>> START

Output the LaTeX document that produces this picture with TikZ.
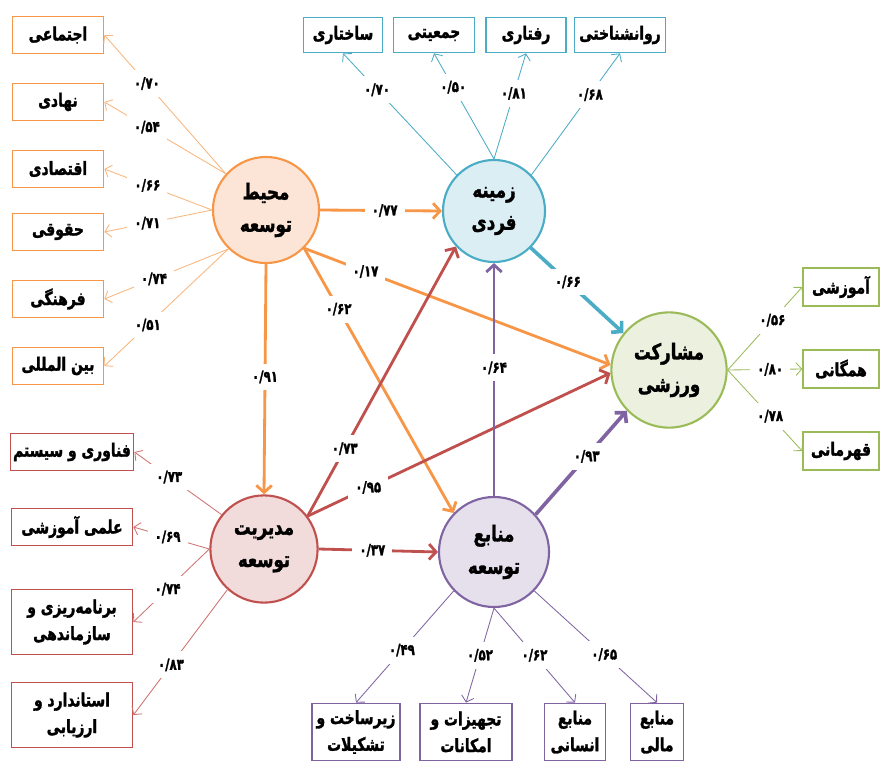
\documentclass[tikz,border=0pt]{standalone}
\usepackage{fontspec}
\usepackage{xcolor}
\usepackage{tikz}
\usetikzlibrary{positioning, calc, arrows.meta}

\TeXXeTstate=1
\newfontfamily\farsi[Script=Arabic, FakeStretch=0.76,
  BoldFeatures={FakeBold=1.6}]{DejaVu Sans}
\newcommand{\fa}[1]{{\farsi\beginR #1\endR}}

\definecolor{orng}{HTML}{F79646}
\definecolor{orngfill}{HTML}{FCE4D6}
\definecolor{blu}{HTML}{4BACC6}
\definecolor{blufill}{HTML}{DAEEF3}
\definecolor{grn}{HTML}{9BBB59}
\definecolor{grnfill}{HTML}{EBF1DE}
\definecolor{rd}{HTML}{C0504D}
\definecolor{rdfill}{HTML}{F2DCDB}
\definecolor{prp}{HTML}{8064A2}
\definecolor{prpfill}{HTML}{E5E0EC}

\tikzset{
  factor/.style = {draw, circle, line width = 1.5pt, inner sep = 0pt,
    align = center, font = \farsi\bfseries\fontsize{15.5}{23}\selectfont},
  item/.style = {draw, rectangle, fill = white, line width = 1.1pt,
    inner sep = 2pt, align = center,
    font = \farsi\bfseries\fontsize{13}{19}\selectfont},
  num/.style = {fill = white, inner sep = 5pt, text = black,
    font = \farsi\bfseries\fontsize{11}{13}\selectfont},
  ind/.style = {line width = 0.6pt, -{Straight Barb[length = 4pt, width = 9pt]}},
  effect/.style = {line width = 2pt, -{Straight Barb[length = 5pt, width = 11pt]}}
}

\begin{document}
\begin{tikzpicture}[x = 0.025cm, y = -0.025cm]
        \useasboundingbox [fill = white] (0,0) rectangle (880,762);

        % latent factors
        \node (env) [factor, draw = orng, fill = orngfill, minimum size = 2.65cm]
        at (266,210) {\fa{محیط}\\\fa{توسعه}};
        \node (indiv) [factor, draw = blu, fill = blufill, minimum size = 2.55cm]
        at (494,211) {\fa{زمینه}\\\fa{فردی}};
        \node (sport) [factor, draw = grn, fill = grnfill, minimum size = 2.88cm]
        at (669,370) {\fa{مشارکت}\\\fa{ورزشی}};
        \node (mgmt) [factor, draw = rd, fill = rdfill, minimum size = 2.68cm]
        at (264,549) {\fa{مدیریت}\\\fa{توسعه}};
        \node (res) [factor, draw = prp, fill = prpfill, minimum size = 2.75cm]
        at (494,552) {\fa{منابع}\\\fa{توسعه}};

        % items of env
        \node (social) [item, draw = orng, minimum width = 2.28cm, minimum
        height = 0.93cm] at (58,35) {\fa{اجتماعی}};
        \node (instit) [item, draw = orng, minimum width = 2.28cm, minimum
        height = 0.93cm] at (58,102) {\fa{نهادی}};
        \node (econ) [item, draw = orng, minimum width = 2.28cm, minimum
        height = 0.93cm] at (58,169) {\fa{اقتصادی}};
        \node (legal) [item, draw = orng, minimum width = 2.28cm, minimum
        height = 0.93cm] at (58,232) {\fa{حقوقی}};
        \node (cult) [item, draw = orng, minimum width = 2.28cm, minimum
        height = 0.93cm] at (58,299) {\fa{فرهنگی}};
        \node (intl) [item, draw = orng, minimum width = 2.28cm, minimum
        height = 0.93cm] at (58,366) {\fa{بین المللی}};

        % items of indiv
        \node (struct) [item, draw = blu, minimum width = 1.98cm, minimum
        height = 0.88cm] at (343,35) {\fa{ساختاری}};
        \node (demo) [item, draw = blu, minimum width = 2.02cm, minimum
        height = 0.88cm] at (434,35) {\fa{جمعیتی}};
        \node (behav) [item, draw = blu, minimum width = 2cm, minimum
        height = 0.88cm] at (526,35) {\fa{رفتاری}};
        \node (psych) [item, draw = blu, minimum width = 2.28cm, minimum
        height = 0.88cm] at (620,35) {\fa{روانشناختی}};

        % items of sport
        \node (edu) [item, draw = grn, minimum width = 1.9cm, minimum
        height = 0.95cm] at (841,287) {\fa{آموزشی}};
        \node (public) [item, draw = grn, minimum width = 1.9cm, minimum
        height = 0.95cm] at (841,369) {\fa{همگانی}};
        \node (champ) [item, draw = grn, minimum width = 1.9cm, minimum
        height = 0.95cm] at (841,451) {\fa{قهرمانی}};

        % items of mgmt
        \node (tech) [item, draw = rd, minimum width = 3.03cm, minimum
        height = 0.93cm] at (72,452) {\fa{فناوری و سیستم}};
        \node (sci) [item, draw = rd, minimum width = 3.03cm, minimum
        height = 0.93cm] at (72,527) {\fa{علمی آموزشی}};
        \node (plan) [item, draw = rd, minimum width = 3.03cm, minimum
        height = 1.63cm] at (72,622) {\fa{برنامه‌ریزی و}\\\fa{سازماندهی}};
        \node (std) [item, draw = rd, minimum width = 3.03cm, minimum
        height = 1.63cm] at (72,715) {\fa{استاندارد و}\\\fa{ارزیابی}};

        % items of res
        \node (infra) [item, draw = prp, minimum width = 2.2cm, minimum
        height = 1.43cm] at (356,732) {\fa{زیرساخت و}\\\fa{تشکیلات}};
        \node (equip) [item, draw = prp, minimum width = 2.3cm, minimum
        height = 1.43cm] at (466,732) {\fa{تجهیزات و}\\\fa{امکانات}};
        \node (human) [item, draw = prp, minimum width = 1.53cm, minimum
        height = 1.43cm] at (575,732) {\fa{منابع}\\\fa{انسانی}};
        \node (money) [item, draw = prp, minimum width = 1.33cm, minimum
        height = 1.43cm] at (657,732) {\fa{منابع}\\\fa{مالی}};

        % loadings
        \draw [ind, orng!70] (env.138) -- (social.east) node [num, pos = 0.65] {۰/۷۰};
        \draw [ind, orng!70] (env.138) -- (instit.east) node [num, pos = 0.65] {۰/۵۴};
        \draw [ind, orng!70] (env.180) -- (econ.east) node [num, pos = 0.6] {۰/۶۶};
        \draw [ind, orng!70] (env.180) -- (legal.east) node [num, pos = 0.6] {۰/۷۱};
        \draw [ind, orng!70] (env.226) -- (cult.east) node [num, pos = 0.6] {۰/۷۴};
        \draw [ind, orng!70] (env.226) -- (intl.east) node [num, pos = 0.65] {۰/۵۱};

        \draw [ind, blu] (indiv.136) -- (struct.south) node [num, pos = 0.7] {۰/۷۰};
        \draw [ind, blu] (indiv.90) -- (demo.south) node [num, pos = 0.68] {۰/۵۰};
        \draw [ind, blu] (indiv.90) -- (behav.south) node [num, pos = 0.62] {۰/۸۱};
        \draw [ind, blu] (indiv.44) -- (psych.south) node [num, pos = 0.66] {۰/۶۸};

        \draw [ind, grn] (sport.0) -- (edu.west) node [num, pos = 0.6] {۰/۵۶};
        \draw [ind, grn] (sport.0) -- (public.west) node [num, pos = 0.57] {۰/۸۰};
        \draw [ind, grn] (sport.0) -- (champ.west) node [num, pos = 0.57] {۰/۷۸};

        \draw [ind, rd!80] (mgmt.141) -- (tech.east) node [num, pos = 0.6] {۰/۷۳};
        \draw [ind, rd!80] (mgmt.180) -- (sci.east) node [num, pos = 0.55] {۰/۶۹};
        \draw [ind, rd!80] (mgmt.180) -- (plan.east) node [num, pos = 0.55] {۰/۷۴};
        \draw [ind, rd!80] (mgmt.228) -- (std.east) node [num, pos = 0.6] {۰/۸۳};

        \draw [ind, prp] (res.224) -- (infra.north) node [num, pos = 0.53] {۰/۴۹};
        \draw [ind, prp] (res.270) -- (equip.north) node [num, pos = 0.5] {۰/۵۲};
        \draw [ind, prp] (res.270) -- (human.north) node [num, pos = 0.5] {۰/۶۲};
        \draw [ind, prp] (res.316) -- (money.north) node [num, pos = 0.57] {۰/۶۵};

        % paths between factors
        \draw [effect, orng] (env.east) -- (indiv.west) node [num, pos = 0.53] {۰/۷۷};
        \draw [effect, orng] (env.south) -- (mgmt.north) node [num, pos = 0.49] {۰/۹۱};
        \draw [effect, orng] (env.-45) -- (res.136) node [num, pos = 0.23] {۰/۶۲};
        \draw [effect, orng] (env.-45) -- (sport.175) node [num, pos = 0.2] {۰/۱۷};
        \draw [effect, rd] (mgmt.37) -- (indiv.223) node [num, pos = 0.25] {۰/۷۳};
        \draw [effect, rd] (mgmt.37) -- (sport.183) node [num, pos = 0.2] {۰/۹۵};
        \draw [effect, rd] (mgmt.east) -- (res.west) node [num, pos = 0.45] {۰/۳۷};
        \draw [effect, prp] (res.north) -- (indiv.south) node [num, pos = 0.55] {۰/۶۴};
        \draw [effect, prp, line width = 2.6pt] (res.42) -- (sport.224) node [num, pos = 0.56] {۰/۹۳};
        \draw [effect, blu, line width = 2.6pt] (indiv.-45) -- (sport.141) node [num, pos = 0.4] {۰/۶۶};
    \end{tikzpicture}
\end{document}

>> END

**Given task**
Quote, please, every line of the material above from its start through the line that has "(0,0) rectangle (880,762);", reproducing the words exactly and dropping any images.

**Final result**
Output the LaTeX document that produces this picture with TikZ.
\documentclass[tikz,border=0pt]{standalone}
\usepackage{fontspec}
\usepackage{xcolor}
\usepackage{tikz}
\usetikzlibrary{positioning, calc, arrows.meta}

\TeXXeTstate=1
\newfontfamily\farsi[Script=Arabic, FakeStretch=0.76,
  BoldFeatures={FakeBold=1.6}]{DejaVu Sans}
\newcommand{\fa}[1]{{\farsi\beginR #1\endR}}

\definecolor{orng}{HTML}{F79646}
\definecolor{orngfill}{HTML}{FCE4D6}
\definecolor{blu}{HTML}{4BACC6}
\definecolor{blufill}{HTML}{DAEEF3}
\definecolor{grn}{HTML}{9BBB59}
\definecolor{grnfill}{HTML}{EBF1DE}
\definecolor{rd}{HTML}{C0504D}
\definecolor{rdfill}{HTML}{F2DCDB}
\definecolor{prp}{HTML}{8064A2}
\definecolor{prpfill}{HTML}{E5E0EC}

\tikzset{
  factor/.style = {draw, circle, line width = 1.5pt, inner sep = 0pt,
    align = center, font = \farsi\bfseries\fontsize{15.5}{23}\selectfont},
  item/.style = {draw, rectangle, fill = white, line width = 1.1pt,
    inner sep = 2pt, align = center,
    font = \farsi\bfseries\fontsize{13}{19}\selectfont},
  num/.style = {fill = white, inner sep = 5pt, text = black,
    font = \farsi\bfseries\fontsize{11}{13}\selectfont},
  ind/.style = {line width = 0.6pt, -{Straight Barb[length = 4pt, width = 9pt]}},
  effect/.style = {line width = 2pt, -{Straight Barb[length = 5pt, width = 11pt]}}
}

\begin{document}
\begin{tikzpicture}[x = 0.025cm, y = -0.025cm]
        \useasboundingbox [fill = white] (0,0) rectangle (880,762);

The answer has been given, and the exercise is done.